_Problem requirements_
Each line from the top of the listing through the one holding "hourLabels.forEach(h => minuteMarks.forEach(m" should be restated word for word, with nothing added and no pictures.
BEGIN Material provided
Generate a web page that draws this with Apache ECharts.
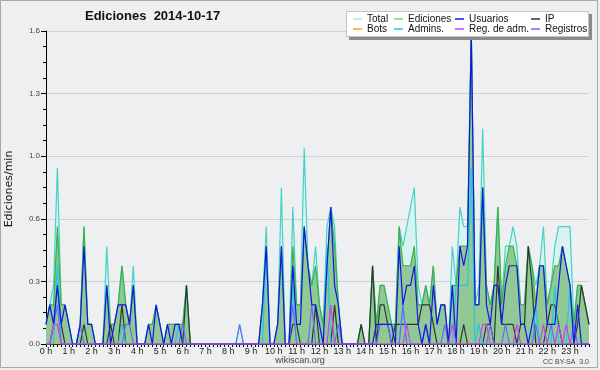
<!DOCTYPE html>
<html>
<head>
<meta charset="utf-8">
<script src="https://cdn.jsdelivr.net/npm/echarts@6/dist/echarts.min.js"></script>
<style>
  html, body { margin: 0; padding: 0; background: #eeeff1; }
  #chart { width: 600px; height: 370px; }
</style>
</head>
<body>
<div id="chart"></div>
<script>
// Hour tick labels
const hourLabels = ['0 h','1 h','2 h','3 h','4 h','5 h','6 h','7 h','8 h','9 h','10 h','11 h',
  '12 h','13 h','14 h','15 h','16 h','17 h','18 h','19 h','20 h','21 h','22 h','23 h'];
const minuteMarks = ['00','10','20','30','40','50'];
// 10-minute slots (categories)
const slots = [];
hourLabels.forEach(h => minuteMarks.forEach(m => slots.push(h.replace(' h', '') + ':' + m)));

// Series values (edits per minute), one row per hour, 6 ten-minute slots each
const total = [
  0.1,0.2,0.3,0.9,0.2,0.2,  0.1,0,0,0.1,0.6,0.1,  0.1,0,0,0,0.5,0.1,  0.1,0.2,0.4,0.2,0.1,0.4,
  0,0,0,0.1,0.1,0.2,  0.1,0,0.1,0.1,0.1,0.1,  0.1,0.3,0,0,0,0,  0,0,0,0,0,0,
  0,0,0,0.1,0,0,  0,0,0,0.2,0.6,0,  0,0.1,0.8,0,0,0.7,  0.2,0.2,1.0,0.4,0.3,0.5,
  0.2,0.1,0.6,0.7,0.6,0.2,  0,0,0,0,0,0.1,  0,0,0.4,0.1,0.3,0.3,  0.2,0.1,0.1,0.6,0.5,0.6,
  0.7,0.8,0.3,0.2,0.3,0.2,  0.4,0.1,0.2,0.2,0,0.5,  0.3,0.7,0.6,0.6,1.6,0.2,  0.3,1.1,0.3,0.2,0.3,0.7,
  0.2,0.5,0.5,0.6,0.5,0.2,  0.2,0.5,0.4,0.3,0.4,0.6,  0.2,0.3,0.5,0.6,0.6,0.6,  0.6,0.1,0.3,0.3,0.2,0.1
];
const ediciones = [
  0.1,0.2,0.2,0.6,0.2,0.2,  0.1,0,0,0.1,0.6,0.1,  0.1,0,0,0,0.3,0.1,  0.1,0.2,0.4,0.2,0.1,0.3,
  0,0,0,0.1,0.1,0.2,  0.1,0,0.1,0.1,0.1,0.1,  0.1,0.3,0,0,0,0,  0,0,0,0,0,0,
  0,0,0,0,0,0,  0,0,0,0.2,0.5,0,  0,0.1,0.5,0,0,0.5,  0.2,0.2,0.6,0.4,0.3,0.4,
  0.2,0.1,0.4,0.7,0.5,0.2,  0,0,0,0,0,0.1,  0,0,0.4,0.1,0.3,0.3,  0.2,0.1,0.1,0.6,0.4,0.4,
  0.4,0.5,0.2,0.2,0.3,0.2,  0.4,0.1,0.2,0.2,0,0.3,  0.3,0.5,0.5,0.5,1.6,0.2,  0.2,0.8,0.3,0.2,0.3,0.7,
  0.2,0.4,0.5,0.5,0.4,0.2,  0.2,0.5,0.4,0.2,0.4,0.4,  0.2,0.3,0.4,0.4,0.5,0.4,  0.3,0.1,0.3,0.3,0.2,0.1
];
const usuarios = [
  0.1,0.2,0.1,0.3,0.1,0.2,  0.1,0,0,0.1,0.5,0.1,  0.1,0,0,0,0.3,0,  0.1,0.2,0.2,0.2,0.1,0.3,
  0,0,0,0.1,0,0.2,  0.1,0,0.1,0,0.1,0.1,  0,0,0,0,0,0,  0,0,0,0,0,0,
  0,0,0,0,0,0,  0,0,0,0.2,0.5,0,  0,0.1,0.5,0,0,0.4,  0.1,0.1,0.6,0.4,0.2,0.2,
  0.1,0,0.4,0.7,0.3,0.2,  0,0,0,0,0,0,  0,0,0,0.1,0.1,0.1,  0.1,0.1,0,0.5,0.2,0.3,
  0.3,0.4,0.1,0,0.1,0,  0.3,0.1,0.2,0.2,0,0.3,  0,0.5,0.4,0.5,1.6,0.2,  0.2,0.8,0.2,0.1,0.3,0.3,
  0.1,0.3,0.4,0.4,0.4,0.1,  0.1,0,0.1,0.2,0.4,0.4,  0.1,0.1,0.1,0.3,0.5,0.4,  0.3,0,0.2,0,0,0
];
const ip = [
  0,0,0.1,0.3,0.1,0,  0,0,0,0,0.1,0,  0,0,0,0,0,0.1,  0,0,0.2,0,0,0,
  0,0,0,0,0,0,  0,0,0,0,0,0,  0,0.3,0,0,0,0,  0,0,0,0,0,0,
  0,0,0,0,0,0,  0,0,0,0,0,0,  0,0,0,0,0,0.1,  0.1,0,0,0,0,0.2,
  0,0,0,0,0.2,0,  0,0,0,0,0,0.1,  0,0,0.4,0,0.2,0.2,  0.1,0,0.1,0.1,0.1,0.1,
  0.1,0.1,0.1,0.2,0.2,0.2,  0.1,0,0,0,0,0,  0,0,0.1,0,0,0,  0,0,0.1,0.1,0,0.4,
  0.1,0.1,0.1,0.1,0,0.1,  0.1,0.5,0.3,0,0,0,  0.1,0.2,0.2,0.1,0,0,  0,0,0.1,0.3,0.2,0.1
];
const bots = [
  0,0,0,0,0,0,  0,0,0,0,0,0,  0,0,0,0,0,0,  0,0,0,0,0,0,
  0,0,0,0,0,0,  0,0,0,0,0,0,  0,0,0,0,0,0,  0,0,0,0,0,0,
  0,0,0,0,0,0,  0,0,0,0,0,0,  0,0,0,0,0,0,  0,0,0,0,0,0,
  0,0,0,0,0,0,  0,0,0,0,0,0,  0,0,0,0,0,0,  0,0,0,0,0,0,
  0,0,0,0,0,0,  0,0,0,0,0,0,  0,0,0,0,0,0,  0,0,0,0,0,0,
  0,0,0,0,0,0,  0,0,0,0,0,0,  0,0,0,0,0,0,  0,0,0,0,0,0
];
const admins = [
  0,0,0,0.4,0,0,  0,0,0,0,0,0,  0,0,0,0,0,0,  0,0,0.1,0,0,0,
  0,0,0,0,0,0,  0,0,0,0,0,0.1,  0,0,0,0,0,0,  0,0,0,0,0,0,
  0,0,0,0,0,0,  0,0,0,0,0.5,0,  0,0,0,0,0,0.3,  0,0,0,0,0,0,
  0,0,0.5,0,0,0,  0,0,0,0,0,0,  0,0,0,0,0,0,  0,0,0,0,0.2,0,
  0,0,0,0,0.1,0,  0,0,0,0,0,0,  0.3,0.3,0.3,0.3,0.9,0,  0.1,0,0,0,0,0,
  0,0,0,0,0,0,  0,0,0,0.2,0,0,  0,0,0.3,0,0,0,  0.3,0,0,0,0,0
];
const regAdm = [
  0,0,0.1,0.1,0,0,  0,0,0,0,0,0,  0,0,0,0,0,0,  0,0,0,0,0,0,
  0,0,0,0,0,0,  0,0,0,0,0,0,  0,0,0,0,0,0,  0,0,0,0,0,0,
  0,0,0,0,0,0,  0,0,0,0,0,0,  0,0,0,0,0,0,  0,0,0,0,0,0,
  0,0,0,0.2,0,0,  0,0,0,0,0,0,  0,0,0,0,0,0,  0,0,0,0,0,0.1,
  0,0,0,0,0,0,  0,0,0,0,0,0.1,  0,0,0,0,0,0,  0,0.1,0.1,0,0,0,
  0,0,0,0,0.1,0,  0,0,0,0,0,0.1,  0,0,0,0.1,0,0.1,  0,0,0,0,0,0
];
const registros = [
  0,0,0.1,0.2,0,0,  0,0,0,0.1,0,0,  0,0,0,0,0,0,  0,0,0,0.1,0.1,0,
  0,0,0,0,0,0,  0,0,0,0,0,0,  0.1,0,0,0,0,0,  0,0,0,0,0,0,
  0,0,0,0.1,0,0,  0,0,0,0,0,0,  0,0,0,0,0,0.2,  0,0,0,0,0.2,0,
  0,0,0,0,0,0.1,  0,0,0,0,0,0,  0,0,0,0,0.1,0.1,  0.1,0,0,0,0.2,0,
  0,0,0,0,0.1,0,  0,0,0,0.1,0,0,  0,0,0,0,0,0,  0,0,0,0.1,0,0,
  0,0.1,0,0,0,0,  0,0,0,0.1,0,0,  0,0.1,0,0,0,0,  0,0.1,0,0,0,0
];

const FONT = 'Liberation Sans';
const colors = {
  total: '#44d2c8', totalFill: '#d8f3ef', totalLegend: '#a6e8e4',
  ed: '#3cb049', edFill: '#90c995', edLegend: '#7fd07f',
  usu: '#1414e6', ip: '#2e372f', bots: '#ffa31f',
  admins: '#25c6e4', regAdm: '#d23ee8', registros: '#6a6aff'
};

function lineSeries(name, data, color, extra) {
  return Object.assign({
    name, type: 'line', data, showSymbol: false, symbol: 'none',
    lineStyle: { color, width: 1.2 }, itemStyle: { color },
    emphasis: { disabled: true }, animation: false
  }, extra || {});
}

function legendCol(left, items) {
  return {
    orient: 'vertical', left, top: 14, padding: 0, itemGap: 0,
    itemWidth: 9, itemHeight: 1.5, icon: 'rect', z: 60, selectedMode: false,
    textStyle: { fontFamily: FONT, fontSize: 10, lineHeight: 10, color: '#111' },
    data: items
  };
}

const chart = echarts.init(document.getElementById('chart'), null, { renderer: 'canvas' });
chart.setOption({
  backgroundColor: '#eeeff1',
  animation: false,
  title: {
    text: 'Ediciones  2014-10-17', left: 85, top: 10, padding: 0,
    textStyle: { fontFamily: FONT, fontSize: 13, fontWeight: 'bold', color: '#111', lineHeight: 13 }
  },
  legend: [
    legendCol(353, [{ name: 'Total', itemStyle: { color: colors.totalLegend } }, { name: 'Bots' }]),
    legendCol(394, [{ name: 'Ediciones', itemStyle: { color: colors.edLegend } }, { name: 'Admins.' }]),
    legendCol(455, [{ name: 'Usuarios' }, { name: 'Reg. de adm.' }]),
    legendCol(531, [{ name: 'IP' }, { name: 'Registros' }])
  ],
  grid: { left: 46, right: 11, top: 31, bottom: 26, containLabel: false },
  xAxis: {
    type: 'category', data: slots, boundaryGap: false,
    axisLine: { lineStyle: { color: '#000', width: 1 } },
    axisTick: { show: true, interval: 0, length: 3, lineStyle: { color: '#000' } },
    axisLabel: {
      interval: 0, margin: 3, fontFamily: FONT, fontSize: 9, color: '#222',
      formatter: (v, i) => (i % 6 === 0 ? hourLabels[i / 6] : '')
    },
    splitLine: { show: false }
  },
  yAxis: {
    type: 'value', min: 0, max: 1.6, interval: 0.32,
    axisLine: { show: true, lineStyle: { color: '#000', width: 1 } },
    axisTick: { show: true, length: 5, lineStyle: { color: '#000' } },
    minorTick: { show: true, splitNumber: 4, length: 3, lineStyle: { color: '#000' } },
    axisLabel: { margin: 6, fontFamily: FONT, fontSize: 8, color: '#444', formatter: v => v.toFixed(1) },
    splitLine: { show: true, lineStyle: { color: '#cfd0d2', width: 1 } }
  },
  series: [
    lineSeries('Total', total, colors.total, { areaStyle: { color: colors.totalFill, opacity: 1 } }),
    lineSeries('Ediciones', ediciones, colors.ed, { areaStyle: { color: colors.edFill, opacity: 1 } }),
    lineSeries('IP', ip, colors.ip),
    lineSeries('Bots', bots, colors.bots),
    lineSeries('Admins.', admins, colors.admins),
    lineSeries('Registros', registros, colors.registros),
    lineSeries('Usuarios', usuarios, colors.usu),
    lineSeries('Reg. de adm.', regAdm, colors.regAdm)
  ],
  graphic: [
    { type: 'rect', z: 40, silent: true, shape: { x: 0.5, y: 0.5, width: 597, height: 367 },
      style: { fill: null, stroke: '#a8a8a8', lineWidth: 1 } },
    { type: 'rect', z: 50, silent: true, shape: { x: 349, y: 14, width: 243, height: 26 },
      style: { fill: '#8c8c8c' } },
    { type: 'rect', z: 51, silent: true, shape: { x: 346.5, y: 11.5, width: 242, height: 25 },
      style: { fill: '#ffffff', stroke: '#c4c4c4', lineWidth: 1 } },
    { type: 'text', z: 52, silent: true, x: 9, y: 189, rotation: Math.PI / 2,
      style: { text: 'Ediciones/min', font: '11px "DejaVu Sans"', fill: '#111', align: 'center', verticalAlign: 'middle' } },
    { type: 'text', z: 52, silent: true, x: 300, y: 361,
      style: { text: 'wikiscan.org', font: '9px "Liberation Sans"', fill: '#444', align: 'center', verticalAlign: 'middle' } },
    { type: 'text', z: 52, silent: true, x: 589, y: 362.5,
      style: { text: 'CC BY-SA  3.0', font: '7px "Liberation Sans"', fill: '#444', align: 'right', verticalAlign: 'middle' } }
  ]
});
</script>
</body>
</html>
END Material provided
_Answer_
Generate a web page that draws this with Apache ECharts.
<!DOCTYPE html>
<html>
<head>
<meta charset="utf-8">
<script src="https://cdn.jsdelivr.net/npm/echarts@6/dist/echarts.min.js"></script>
<style>
  html, body { margin: 0; padding: 0; background: #eeeff1; }
  #chart { width: 600px; height: 370px; }
</style>
</head>
<body>
<div id="chart"></div>
<script>
// Hour tick labels
const hourLabels = ['0 h','1 h','2 h','3 h','4 h','5 h','6 h','7 h','8 h','9 h','10 h','11 h',
  '12 h','13 h','14 h','15 h','16 h','17 h','18 h','19 h','20 h','21 h','22 h','23 h'];
const minuteMarks = ['00','10','20','30','40','50'];
// 10-minute slots (categories)
const slots = [];
hourLabels.forEach(h => minuteMarks.forEach(m => slots.push(h.replace(' h', '') + ':' + m)));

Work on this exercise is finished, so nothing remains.